A practical scheme of the sigma‐point Kalman filter for high‐dimensional systems

While applying a sigma‐point Kalman filter (SPKF) to a high‐dimensional system such as the oceanic general circulation model (OGCM), a major challenge is to reduce its heavy burden of storage memory and costly computation. In this study, we propose a new scheme for SPKF to address these issues. First, a reduced rank SPKF was introduced on the high‐dimensional model state space using the truncated single value decomposition (TSVD) method (T‐SPKF). Second, the relationship of SVDs between the model state space and a low‐dimensional ensemble space is used to construct sigma points on the ensemble space (ET‐SPKF).
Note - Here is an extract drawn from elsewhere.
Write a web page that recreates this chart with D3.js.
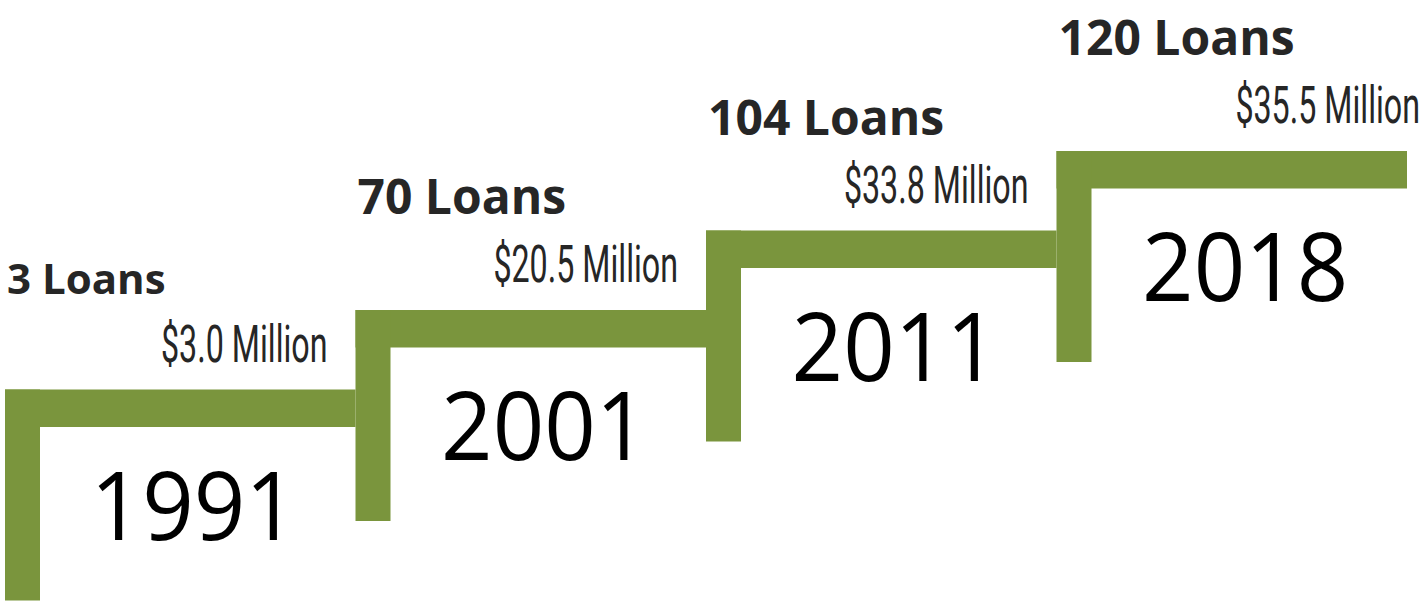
<!DOCTYPE html>
<meta charset="utf-8">
<script src="https://d3js.org/d3.v7.min.js"></script>
<style>
  body { margin: 0; background: #fff; }
</style>
<svg id="stairs" width="1422" height="606"></svg>
<script>
// data
var years = ["1991", "2001", "2011", "2018"];
var loans = [3, 70, 104, 120];
var millions = [3.0, 20.5, 33.8, 35.5];

var svg = d3.select("#stairs"),
    width = +svg.attr("width"),
    height = +svg.attr("height");

var green = "#7a953d";
var riser = 35, tread = 37.5, drop = 211;

// each step gets a band along x, and climbs by index in y
var x = d3.scaleBand().domain(years).range([5, 1407]).paddingInner(0);
var y = d3.scaleLinear().domain([0, years.length - 1]).range([389.5, 151]);

var steps = svg.append("g")
  .selectAll("g")
  .data(years)
  .enter()
  .append("g");

// horizontal part
steps.append("rect")
    .attr("x", function(d){ return x(d) })
    .attr("y", function(d, i){ return y(i) })
    .attr("width", x.bandwidth())
    .attr("height", tread)
    .attr("fill", green);

// vertical part
steps.append("rect")
    .attr("x", function(d){ return x(d) })
    .attr("y", function(d, i){ return y(i) })
    .attr("width", riser)
    .attr("height", drop)
    .attr("fill", green);

// big year inside each step
steps.append("text")
    .attr("transform", function(d, i){
      var cx = x(d) + riser + (x.bandwidth() - riser) / 2 - 4;
      return "translate(" + cx + "," + (y(i) + 150) + ") scale(0.94,1)";
    })
    .attr("text-anchor", "middle")
    .style("font-family", "'Open Sans', sans-serif")
    .style("font-size", "96px")
    .style("fill", "#000")
    .text(function(d){ return d });

// money amount, narrow lettering
steps.append("text")
    .attr("transform", function(d, i){
      var right = i < years.length - 1 ? x(years[i + 1]) - 28 : width - 2;
      return "translate(" + right + "," + (y(i) - 28) + ") scale(0.62,1)";
    })
    .attr("text-anchor", "end")
    .style("font-family", "Roboto, sans-serif")
    .style("font-weight", 400)
    .style("font-size", "52px")
    .style("fill", "#262626")
    .text(function(d, i){ return "$" + millions[i].toFixed(1) + " Million" });

// loan counts
steps.append("text")
    .attr("x", function(d){ return x(d) + 2 })
    .attr("y", function(d, i){ return y(i) - 96 })
    .style("font-family", "'Open Sans', sans-serif")
    .style("font-weight", 700)
    .style("font-size", function(d, i){ return i === 0 ? "42px" : "48px" })
    .style("fill", "#262626")
    .text(function(d, i){ return loans[i] + " Loans" });
</script>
As such, this new scheme greatly reduces the demand of memory storage and computational cost and makes the SPKF method applicable to high‐dimensional systems. Two numerical models are used to test and validate the ET‐SPKF algorithm. The first model is the 40‐variable Lorenz model, which has been a test bed of new assimilation algorithms. The second model is a realistic OGCM for the assimilation of actual observations, including Argo and in situ observations over the Pacific Ocean. The experiments show that ET‐SPKF is computationally feasible for high‐dimensional systems and capable of precise analyses. In particular, for realistic oceanic assimilations, the ET‐SPKF algorithm can significantly improve oceanic analysis and improve ENSO prediction. A comparison between the ET‐SPKF algorithm and EnKF (ensemble Kalman filter) is also tribally conducted using the OGCM and actual observations.